| Short task |
Copy all of the material word for word, except for the pictures.

| Available data |
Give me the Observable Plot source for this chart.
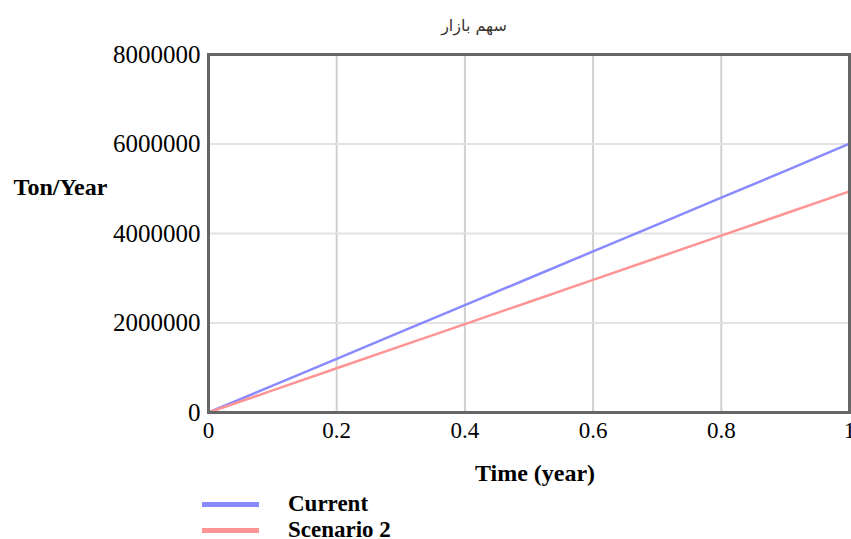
<!DOCTYPE html>
<html><head><meta charset="utf-8">
<script src="https://cdn.jsdelivr.net/npm/d3@7"></script>
<script src="https://cdn.jsdelivr.net/npm/@observablehq/plot@0.6"></script>
<style>
body{margin:0;background:#fff;}
#wrap{position:relative;width:851px;height:539px;overflow:hidden;background:#fff;}
#title{position:absolute;top:14px;left:374px;width:200px;text-align:center;direction:rtl;font-family:"DejaVu Sans",sans-serif;font-size:16px;color:#3a3530;height:26px;line-height:24px;}
#chart{position:absolute;top:40px;left:0;}
#legend{position:absolute;top:491px;left:202px;font-family:"Liberation Serif",serif;font-weight:bold;font-size:23px;color:#000;}
.row{height:26px;line-height:26px;display:flex;align-items:center;}
.sw{display:inline-block;width:57px;height:5px;margin-right:29px;}
</style></head>
<body>
<div id="wrap">
  <div id="title"></div>
  <div id="chart"></div>
  <div id="legend"></div>
</div>
<script>
const titleText = "سهم بازار";
const yLabel = "Ton/Year";
const xLabel = "Time (year)";
const seriesNames = ["Current", "Scenario 2"];
const seriesColors = ["#8a8aff", "#ff9494"];
const time = [0, 0.1, 0.2, 0.3, 0.4, 0.5, 0.6, 0.7, 0.8, 0.9, 1];
const current = [0, 600000, 1200000, 1800000, 2400000, 3000000, 3600000, 4200000, 4800000, 5400000, 6010000];
const scenario2 = [0, 494000, 988000, 1482000, 1976000, 2470000, 2964000, 3458000, 3952000, 4446000, 4940000];
const xTicks = [0, 0.2, 0.4, 0.6, 0.8, 1];
const yTicks = [0, 2000000, 4000000, 6000000, 8000000];

document.getElementById("title").textContent = titleText;

const rows = [];
time.forEach((t, i) => {
  rows.push({t, v: current[i], s: seriesNames[0]});
  rows.push({t, v: scenario2[i], s: seriesNames[1]});
});

const chart = Plot.plot({
  width: 851,
  height: 451,
  marginTop: 14,
  marginBottom: 79,
  marginLeft: 208,
  marginRight: 2,
  style: {fontFamily: "Liberation Serif, serif", fontSize: "22px", color: "#000", background: "#fff", overflow: "visible"},
  x: {domain: [0, 1]},
  y: {domain: [0, 8000000]},
  color: {domain: seriesNames, range: seriesColors},
  marks: [
    Plot.gridX(xTicks.slice(1, -1), {stroke: "#d0d0d0", strokeOpacity: 1, strokeWidth: 2}),
    Plot.gridY(yTicks.slice(1, -1), {stroke: "#e2e2e2", strokeOpacity: 1, strokeWidth: 2}),
    Plot.line(rows, {x: "t", y: "v", stroke: "s", strokeWidth: 2.5}),
    Plot.frame({stroke: "#666", strokeWidth: 3}),
    Plot.axisX(xTicks, {tickSize: 0, tickPadding: 9, tickFormat: d => String(d), label: null, fontSize: 23}),
    Plot.axisY(yTicks, {tickSize: 0, tickPadding: 8, tickFormat: d3.format("d"), label: null, fontSize: 25}),
    Plot.text([yLabel], {frameAnchor: "left", dx: -148, dy: -46, textAnchor: "middle", fontWeight: "bold", fontSize: 24}),
    Plot.text([xLabel], {frameAnchor: "bottom", dx: 6, dy: 68, textAnchor: "middle", fontWeight: "bold", fontSize: 24})
  ]
});
document.getElementById("chart").appendChild(chart);

const legend = document.getElementById("legend");
seriesNames.forEach((n, i) => {
  const r = document.createElement("div");
  r.className = "row";
  const sw = document.createElement("span");
  sw.className = "sw";
  sw.style.background = seriesColors[i];
  r.appendChild(sw);
  const tx = document.createElement("span");
  tx.textContent = n;
  r.appendChild(tx);
  legend.appendChild(r);
});
</script>
</body></html>
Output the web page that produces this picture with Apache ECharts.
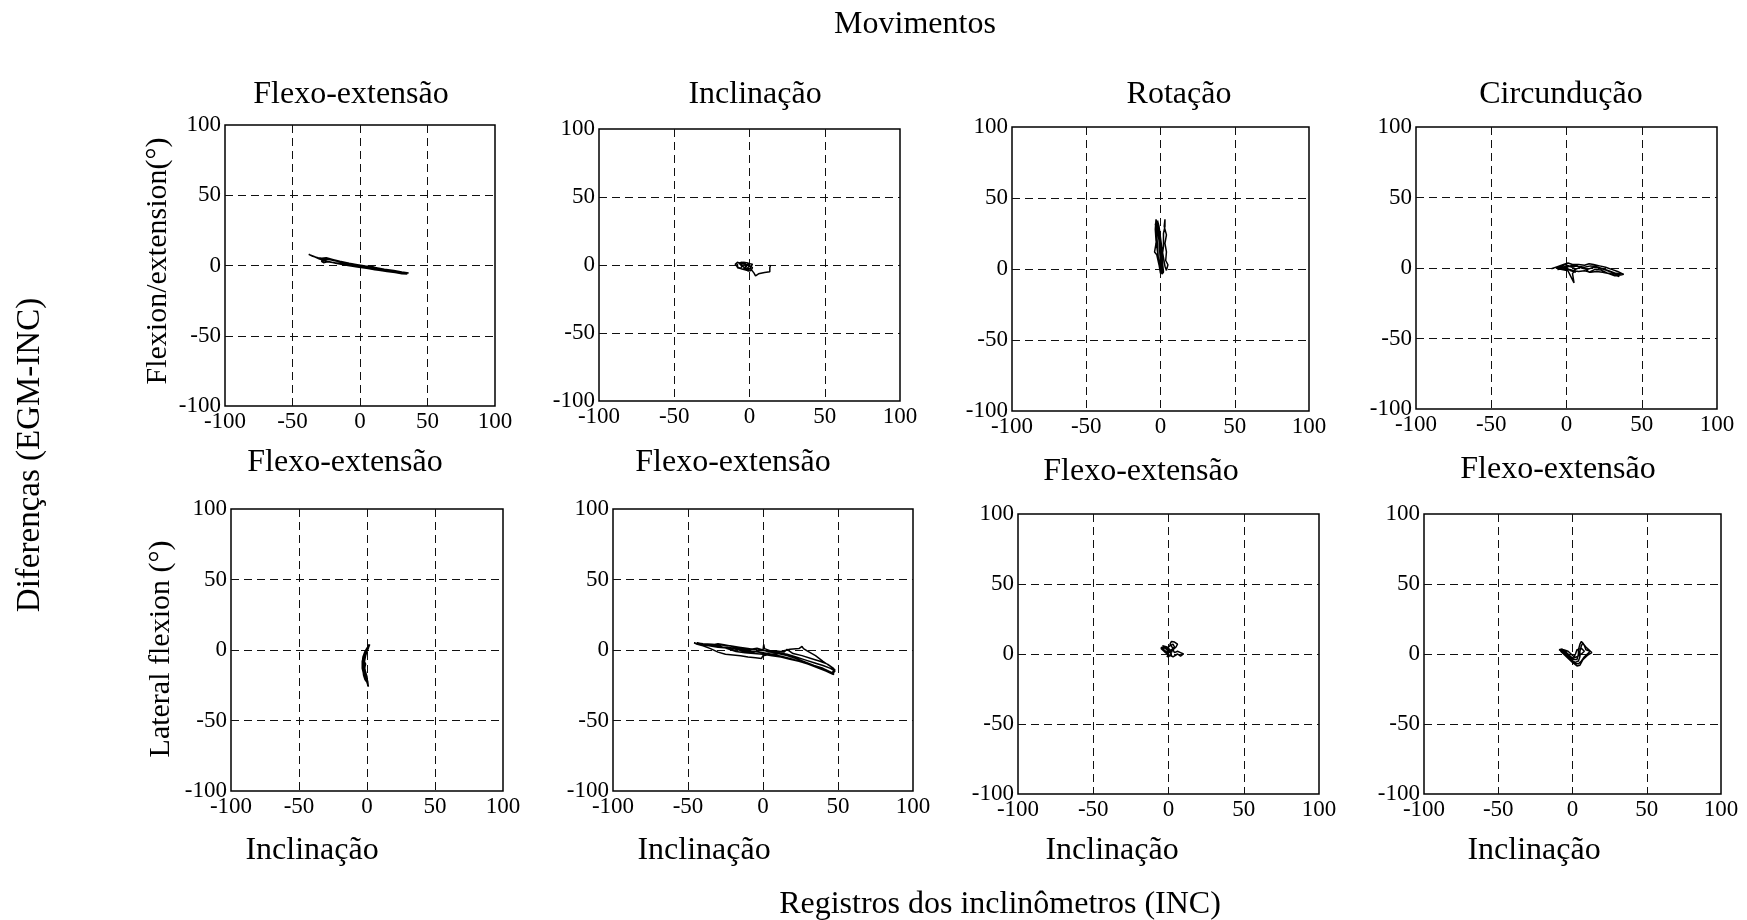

| Output of the task |
Give me the Observable Plot source for this chart.
<!DOCTYPE html>
<html><head><meta charset="utf-8">
<script src="https://cdn.jsdelivr.net/npm/d3@7"></script>
<script src="https://cdn.jsdelivr.net/npm/@observablehq/plot@0.6"></script>
<style>
body{margin:0;background:#fff;}
#wrap{position:relative;width:851px;height:539px;overflow:hidden;background:#fff;}
#title{position:absolute;top:14px;left:374px;width:200px;text-align:center;direction:rtl;font-family:"DejaVu Sans",sans-serif;font-size:16px;color:#3a3530;height:26px;line-height:24px;}
#chart{position:absolute;top:40px;left:0;}
#legend{position:absolute;top:491px;left:202px;font-family:"Liberation Serif",serif;font-weight:bold;font-size:23px;color:#000;}
.row{height:26px;line-height:26px;display:flex;align-items:center;}
.sw{display:inline-block;width:57px;height:5px;margin-right:29px;}
</style></head>
<body>
<div id="wrap">
  <div id="title"></div>
  <div id="chart"></div>
  <div id="legend"></div>
</div>
<script>
const titleText = "سهم بازار";
const yLabel = "Ton/Year";
const xLabel = "Time (year)";
const seriesNames = ["Current", "Scenario 2"];
const seriesColors = ["#8a8aff", "#ff9494"];
const time = [0, 0.1, 0.2, 0.3, 0.4, 0.5, 0.6, 0.7, 0.8, 0.9, 1];
const current = [0, 600000, 1200000, 1800000, 2400000, 3000000, 3600000, 4200000, 4800000, 5400000, 6010000];
const scenario2 = [0, 494000, 988000, 1482000, 1976000, 2470000, 2964000, 3458000, 3952000, 4446000, 4940000];
const xTicks = [0, 0.2, 0.4, 0.6, 0.8, 1];
const yTicks = [0, 2000000, 4000000, 6000000, 8000000];

document.getElementById("title").textContent = titleText;

const rows = [];
time.forEach((t, i) => {
  rows.push({t, v: current[i], s: seriesNames[0]});
  rows.push({t, v: scenario2[i], s: seriesNames[1]});
});

const chart = Plot.plot({
  width: 851,
  height: 451,
  marginTop: 14,
  marginBottom: 79,
  marginLeft: 208,
  marginRight: 2,
  style: {fontFamily: "Liberation Serif, serif", fontSize: "22px", color: "#000", background: "#fff", overflow: "visible"},
  x: {domain: [0, 1]},
  y: {domain: [0, 8000000]},
  color: {domain: seriesNames, range: seriesColors},
  marks: [
    Plot.gridX(xTicks.slice(1, -1), {stroke: "#d0d0d0", strokeOpacity: 1, strokeWidth: 2}),
    Plot.gridY(yTicks.slice(1, -1), {stroke: "#e2e2e2", strokeOpacity: 1, strokeWidth: 2}),
    Plot.line(rows, {x: "t", y: "v", stroke: "s", strokeWidth: 2.5}),
    Plot.frame({stroke: "#666", strokeWidth: 3}),
    Plot.axisX(xTicks, {tickSize: 0, tickPadding: 9, tickFormat: d => String(d), label: null, fontSize: 23}),
    Plot.axisY(yTicks, {tickSize: 0, tickPadding: 8, tickFormat: d3.format("d"), label: null, fontSize: 25}),
    Plot.text([yLabel], {frameAnchor: "left", dx: -148, dy: -46, textAnchor: "middle", fontWeight: "bold", fontSize: 24}),
    Plot.text([xLabel], {frameAnchor: "bottom", dx: 6, dy: 68, textAnchor: "middle", fontWeight: "bold", fontSize: 24})
  ]
});
document.getElementById("chart").appendChild(chart);

const legend = document.getElementById("legend");
seriesNames.forEach((n, i) => {
  const r = document.createElement("div");
  r.className = "row";
  const sw = document.createElement("span");
  sw.className = "sw";
  sw.style.background = seriesColors[i];
  r.appendChild(sw);
  const tx = document.createElement("span");
  tx.textContent = n;
  r.appendChild(tx);
  legend.appendChild(r);
});
</script>
</body></html>
Output the web page that produces this picture with Apache ECharts.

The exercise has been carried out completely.